Independent Education Union of Australia – Queensland and Northern Territory (IEUA-QNT) branch secretary Terry Burke said Queensland Catholic school employers have become the first in Australia to threaten a lockout.
“IEUA-QNT members are shocked by the threatening behaviour of their employer in a school environment where bullying and threats are not only not condoned but explicitly prohibited,” he said.
“That Queensland Catholic school employers would resort to such shameful tactics goes against the very ethos of what a Catholic school represents.”
Toowoomba Catholic Schools Office executive director Pat Coughlan disputes the union’s categorisation of the proposed action as a ‘lockout’.
“That is simply untrue,” Coughlan told EducationHQ.
“A lockout, as the word suggests, [means] the gates are closed, staff cannot enter, cannot attend work.
“What we are proposing is far from it. We're actually encouraging people to attend work. What we're saying, though, is we would like … people who attend work [to] actually attend work and present themselves for the full day and make themselves available for the full range of duties.
“And where we've said that that isn't going to happen, then we said that we are open to then saying to those employees, 'Look, if you're not going to be here and be available for all duties, that we would prefer that you not come at all for the day'.
“And of course, if you're not there for the day, you won't get paid for the day.”
Nearly 200 Queensland Catholic schools are authorised to take industrial action.
Queensland Catholic Education Commission (QCEC) executive director Dr Lee-Anne Perry said that union claims of a lockout were untrue and misleading.
“Employers are not preventing staff from coming to work," Perry said.

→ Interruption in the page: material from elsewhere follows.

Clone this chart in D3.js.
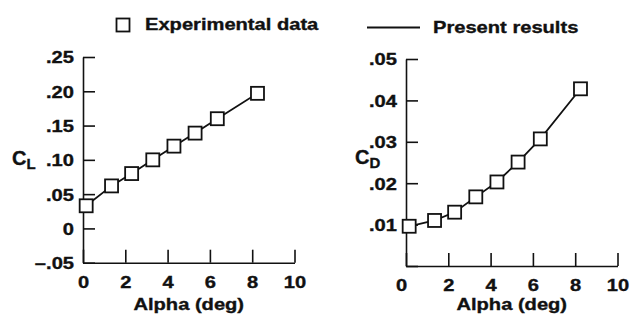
<!DOCTYPE html>
<html>
<head>
<meta charset="utf-8">
<script src="https://cdn.jsdelivr.net/npm/d3@7"></script>
<style>
  body { margin: 0; background: #fff; }
  text { font-family: "Liberation Sans", Arial, sans-serif; font-weight: bold; fill: #111; stroke: #111; stroke-width: 0.35px; }
</style>
</head>
<body>
<div id="chart-area"></div>
<script>
// Data
// ****
const alpha = [0.15, 1.35, 2.3, 3.3, 4.3, 5.3, 6.35, 8.25]
const cl = [0.033, 0.062, 0.080, 0.100, 0.120, 0.139, 0.160, 0.197]
const cd = [0.0096, 0.0110, 0.0130, 0.0167, 0.0203, 0.0251, 0.0307, 0.0428]
const alphaTicks = [0, 2, 4, 6, 8, 10]
const clTicks = [-0.05, 0, 0.05, 0.10, 0.15, 0.20, 0.25]
const clTickLabels = ["\u2013.05", "0", ".05", ".10", ".15", ".20", ".25"]
const cdTicks = [0, 0.01, 0.02, 0.03, 0.04, 0.05]
const cdTickLabels = ["", ".01", ".02", ".03", ".04", ".05"]

// Config
// ******
const width = 638, height = 329
const stretch = 1.22
const fs = 16.5

const svg = d3.select("#chart-area")
	.append("svg")
		.attr("width", width)
		.attr("height", height)

// Legend
// ******
svg.append("rect")
	.attr("x", 116.5).attr("y", 18.5).attr("width", 13).attr("height", 13)
	.attr("fill", "#fff").attr("stroke", "#111").attr("stroke-width", 1.8)
svg.append("text")
	.attr("transform", "translate(145,29.5) scale(" + stretch + ",1)")
	.attr("font-size", fs + "px")
	.text("Experimental data")
svg.append("line")
	.attr("x1", 367).attr("x2", 420).attr("y1", 27.5).attr("y2", 27.5)
	.attr("stroke", "#111").attr("stroke-width", 1.8)
svg.append("text")
	.attr("transform", "translate(433,33) scale(" + stretch + ",1)")
	.attr("font-size", fs + "px")
	.text("Present results")

// Panels
// ******
drawPanel({
	xRange: [83, 294.5], yDomain: [-0.05, 0.25], yRange: [262.7, 57],
	values: cl, ticks: clTicks, labels: clTickLabels,
	sym: "L", symX: 12, symY: 165, zeroShift: 0
})
drawPanel({
	xRange: [406, 617.5], yDomain: [0, 0.05], yRange: [266, 59],
	values: cd, ticks: cdTicks, labels: cdTickLabels,
	sym: "D", symX: 355, symY: 164, zeroShift: -5
})

function drawPanel(p) {
	const x = d3.scaleLinear().domain([0, 10]).range(p.xRange)
	const y = d3.scaleLinear().domain(p.yDomain).range(p.yRange)
	const g = svg.append("g")

	// Y Axis
	const yAxis = d3.axisLeft(y).tickValues(p.ticks).tickSizeInner(-12).tickSizeOuter(0)
		.tickFormat((d, i) => p.labels[i])
	const ya = g.append("g").attr("transform", "translate(" + p.xRange[0] + ",0)").call(yAxis)
	ya.selectAll("text")
		.attr("x", -9 / stretch).attr("dy", "0.36em")
		.attr("transform", "scale(" + stretch + ",1)")
		.attr("font-size", fs + "px").attr("font-family", null)

	// X Axis
	const xAxis = d3.axisBottom(x).tickValues(alphaTicks).tickSizeInner(-13).tickSizeOuter(0)
	const xa = g.append("g").attr("transform", "translate(0," + p.yRange[0] + ")").call(xAxis)
	xa.selectAll("text")
		.attr("y", 25).attr("dy", 0)
		.attr("x", d => d === 0 ? p.zeroShift / stretch : 0)
		.attr("transform", "scale(" + stretch + ",1)")
		.attr("font-size", fs + "px").attr("font-family", null)

	g.selectAll(".domain, .tick line").attr("stroke", "#111").attr("stroke-width", 1.6)

	// Axis labels
	g.append("text")
		.attr("transform", "translate(" + ((p.xRange[0] + p.xRange[1]) / 2) + ",310) scale(" + stretch + ",1)")
		.attr("text-anchor", "middle")
		.attr("font-size", fs + "px")
		.text("Alpha (deg)")
	const sym = g.append("text")
		.attr("x", p.symX).attr("y", p.symY)
		.attr("font-size", "20px")
	sym.append("tspan").text("C")
	sym.append("tspan").attr("dy", 4).attr("font-size", "15px").text(p.sym)

	// Line + markers
	const pts = alpha.map((a, i) => [a, p.values[i]])
	g.append("path")
		.datum(pts)
		.attr("fill", "none").attr("stroke", "#111").attr("stroke-width", 1.8)
		.attr("d", d3.line().x(d => x(d[0])).y(d => y(d[1])))
	g.selectAll("rect.pt").data(pts).enter().append("rect")
		.attr("class", "pt")
		.attr("x", d => x(d[0]) - 6.5).attr("y", d => y(d[1]) - 6.5)
		.attr("width", 13).attr("height", 13)
		.attr("fill", "#fff").attr("stroke", "#111").attr("stroke-width", 1.8)
}
</script>
</body>
</html>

“Employers respect the right of staff to take protected industrial action.
“What employers have said is that if negotiations are not finalised or the union does not lift current work bans then employers intend to exercise their right under the Fair Work Act to withhold payment for days when employees don’t carry out their full duties."
A communication was sent to all Catholic schools on Monday, saying that teachers participating in a partial work ban are not required to attend work and will not be paid.

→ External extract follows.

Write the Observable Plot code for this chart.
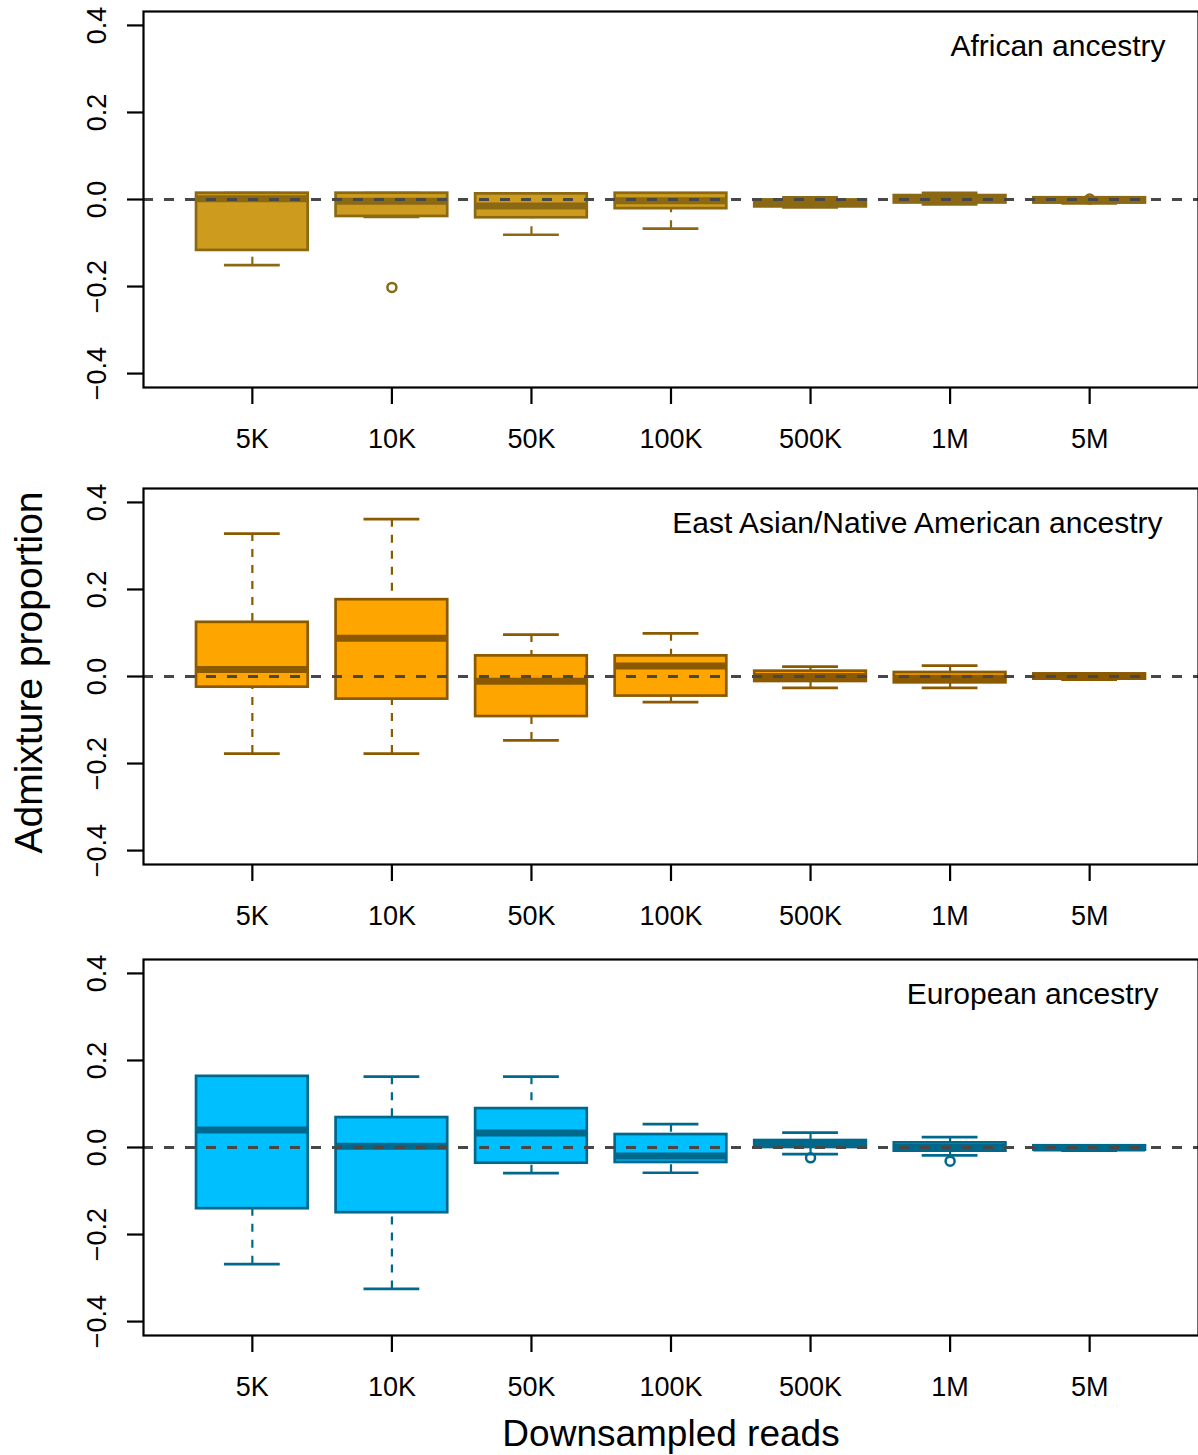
<!DOCTYPE html>
<html>
<head>
<meta charset="utf-8">
<script src="https://cdn.jsdelivr.net/npm/d3@7"></script>
<script src="https://cdn.jsdelivr.net/npm/@observablehq/plot@0.6"></script>
<style>
  html, body { margin: 0; padding: 0; background: #ffffff; }
  #chart { width: 1198px; height: 1455px; overflow: hidden; background: #ffffff;
           font-family: "Liberation Sans", Arial, Helvetica, sans-serif; color: #000; }
  #chart svg { display: block; }
</style>
</head>
<body>
<div id="chart"></div>
<script>
// ---------- data ----------
const categories = ["5K", "10K", "50K", "100K", "500K", "1M", "5M"];
const yTicks = [-0.4, -0.2, 0, 0.2, 0.4];
const yTickLabels = ["\u22120.4", "\u22120.2", "0.0", "0.2", "0.4"];
const yTitle = "Admixture proportion";
const xTitle = "Downsampled reads";

// African ancestry
const afrTitle = "African ancestry";
const afrLow  = [-0.151, -0.040, -0.081, -0.067, -0.018, -0.011, -0.009];
const afrQ1   = [-0.117, -0.039, -0.042, -0.021, -0.017, -0.008, -0.008];
const afrMed  = [0.002, -0.004, -0.015, -0.003, -0.009, 0.001, -0.002];
const afrQ3   = [0.0145, 0.0145, 0.013, 0.0144, -0.001, 0.009, 0.004];
const afrHigh = [0.0145, 0.0145, 0.013, 0.0144, 0.005, 0.015, 0.005];
const afrOutCat = ["10K", "5M"];
const afrOutVal = [-0.202, 0.001];

// East Asian/Native American ancestry
const easTitle = "East Asian/Native American ancestry";
const easLow  = [-0.177, -0.177, -0.147, -0.059, -0.026, -0.026, -0.007];
const easQ1   = [-0.0245, -0.052, -0.092, -0.045, -0.0115, -0.0145, -0.006];
const easMed  = [0.016, 0.088, -0.011, 0.024, 0.0, -0.004, 0.0];
const easQ3   = [0.1245, 0.1765, 0.0474, 0.0474, 0.0122, 0.0092, 0.006];
const easHigh = [0.3285, 0.3614, 0.0963, 0.0993, 0.0229, 0.0252, 0.007];
const easOutCat = [];
const easOutVal = [];

// European ancestry
const eurTitle = "European ancestry";
const eurLow  = [-0.268, -0.325, -0.059, -0.058, -0.0153, -0.0183, -0.007];
const eurQ1   = [-0.1406, -0.1498, -0.036, -0.0344, 0.0, -0.0084, -0.006];
const eurMed  = [0.040, 0.0027, 0.0332, -0.0195, 0.008, 0.0, -0.001];
const eurQ3   = [0.1635, 0.0688, 0.0894, 0.0298, 0.016, 0.0107, 0.004];
const eurHigh = [0.1635, 0.1627, 0.1627, 0.0535, 0.0344, 0.0237, 0.005];
const eurOutCat = ["500K", "1M"];
const eurOutVal = [-0.0237, -0.0314];

// ---------- drawing ----------
const FONT = "'Liberation Sans', Arial, Helvetica, sans-serif";
const PLOT_H = 376;

function buildRows(low, q1, med, q3, high) {
  return categories.map((cat, i) => ({cat, pos: i + 1, low: low[i], q1: q1[i], med: med[i], q3: q3[i], high: high[i]}));
}
function buildOutliers(cats, vals) {
  return cats.map((c, j) => ({cat: c, pos: categories.indexOf(c) + 1, value: vals[j]}));
}

function panel({rows, outliers, fill, stroke, title, titleDx, height, extra = []}) {
  const bw = 0.4, sw = 0.2;
  return Plot.plot({
    width: 1198,
    height,
    marginLeft: 143,
    marginRight: 0,
    marginTop: 11,
    marginBottom: height - 11 - PLOT_H,
    style: {fontFamily: FONT, background: "#ffffff", color: "#000", overflow: "visible"},
    x: {type: "linear", domain: [0.22, 7.78]},
    y: {type: "linear", domain: [-0.432, 0.432]},
    marks: [
      // whiskers (dashed), drawn from the extremes towards the box
      Plot.ruleX(rows, {x: "pos", y1: "low", y2: "q1", stroke, strokeWidth: 2.2, strokeDasharray: "8,8"}),
      Plot.ruleX(rows, {x: "pos", y1: "high", y2: "q3", stroke, strokeWidth: 2.2, strokeDasharray: "8,8"}),
      // staples
      Plot.ruleY(rows, {y: "low", x1: d => d.pos - sw, x2: d => d.pos + sw, stroke, strokeWidth: 2.7}),
      Plot.ruleY(rows, {y: "high", x1: d => d.pos - sw, x2: d => d.pos + sw, stroke, strokeWidth: 2.7}),
      // box fill
      Plot.rect(rows, {x1: d => d.pos - bw, x2: d => d.pos + bw, y1: "q1", y2: "q3", fill}),
      // median
      Plot.ruleY(rows, {y: "med", x1: d => d.pos - bw, x2: d => d.pos + bw, stroke, strokeWidth: 7}),
      // box border
      Plot.rect(rows, {x1: d => d.pos - bw, x2: d => d.pos + bw, y1: "q1", y2: "q3", fill: "none", stroke, strokeWidth: 2.7}),
      // outliers
      Plot.dot(outliers, {x: "pos", y: "value", r: 4.5, fill: "none", stroke, strokeWidth: 2.5}),
      // reference line at zero
      Plot.ruleY([0], {stroke: "#474747", strokeWidth: 3, strokeDasharray: "10,11"}),
      Plot.frame({stroke: "#000", strokeWidth: 2.2}),
      Plot.axisX({
        ticks: rows.map(d => d.pos),
        tickFormat: d => categories[Math.round(d) - 1],
        tickSize: 17, tickPadding: 24, fontSize: 27, strokeWidth: 2.2, label: null
      }),
      Plot.axisY({
        ticks: yTicks,
        tickFormat: d => yTickLabels[yTicks.indexOf(d)],
        tickSize: 16, tickPadding: 22, tickRotate: -90, fontSize: 27, strokeWidth: 2.2, label: null
      }),
      Plot.text([title], {text: d => d, frameAnchor: "top-right", dx: titleDx, dy: 35,
        textAnchor: "end", lineAnchor: "middle", fontSize: 30, fill: "#000"}),
      ...extra
    ]
  });
}

const chart = document.getElementById("chart");

chart.append(panel({
  rows: buildRows(afrLow, afrQ1, afrMed, afrQ3, afrHigh),
  outliers: buildOutliers(afrOutCat, afrOutVal),
  fill: "#CD9B1D", stroke: "#8B6914",
  title: afrTitle, titleDx: -33, height: 477
}));

chart.append(panel({
  rows: buildRows(easLow, easQ1, easMed, easQ3, easHigh),
  outliers: buildOutliers(easOutCat, easOutVal),
  fill: "#FFA500", stroke: "#8B5A00",
  title: easTitle, titleDx: -36, height: 471,
  extra: [
    Plot.text([yTitle], {text: d => d, frameAnchor: "left", rotate: -90, dx: -114, dy: -4,
      textAnchor: "middle", lineAnchor: "middle", fontSize: 39, fill: "#000"})
  ]
}));

chart.append(panel({
  rows: buildRows(eurLow, eurQ1, eurMed, eurQ3, eurHigh),
  outliers: buildOutliers(eurOutCat, eurOutVal),
  fill: "#00BFFF", stroke: "#00688B",
  title: eurTitle, titleDx: -40, height: 507,
  extra: [
    Plot.text([xTitle], {text: d => d, frameAnchor: "bottom", dy: 99,
      textAnchor: "middle", lineAnchor: "middle", fontSize: 37, fill: "#000"})
  ]
}));
</script>
</body>
</html>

Burke said that this amounts to a staff lockout.
“The employers in invoking section 471(4) of the Fair Work Act 2009 are refusing to ‘accept the performance of any work by the employee until the employee is prepared to perform all of his or her normal duties,'” Burke said.
“This means an employee would not and cannot perform any work whatsoever for the employer during this time.
“In the alternative, the employer would have it that the employee would be working without pay – the Act does not allow this to happen.
“Clearly Queensland Catholic school employers do not understand the Act or the provision within the Act they are invoking.
“The employer action would mean that employees undertaking the work bans would be excluded from work and effectively from the school site.
“By any reasonable understanding, what the employers are proposing is a lockout: a lockout of employees from their duties; a lockout of employees from their pay; a lockout of employees from their classrooms; if not a lockout of employees from their schools.”
Over 1000 people have signed an IEUA-QNT petition calling on Queensland Catholic school employers to withdraw the threat.
Coughlan said that the IEUA-QNT seems "hell-bent" on prolonging negotiations.
“Negotiations are at quite a frustrating point at the moment,” he said.
“These negotiations have been going on since April, and … we are now at a stage where the employers have arrived at a situation where we've got what we believe is a very, very fair offer on the table [and it] has been on the table for a couple of months now.”
An ongoing point of contention is the union’s demand that Catholic school employers match the State Government’s promise of a one-off payment of $1250 to all public servants, except for senior executives and officers.
With 20,000 Catholic school staff in the state, this would cost the sector $25 million to match in full.
Update: As of Wednesday, IEUA-QNT members have voted to suspend work bans and seek the assistance of the Fair Work Commission to resolve negotiations.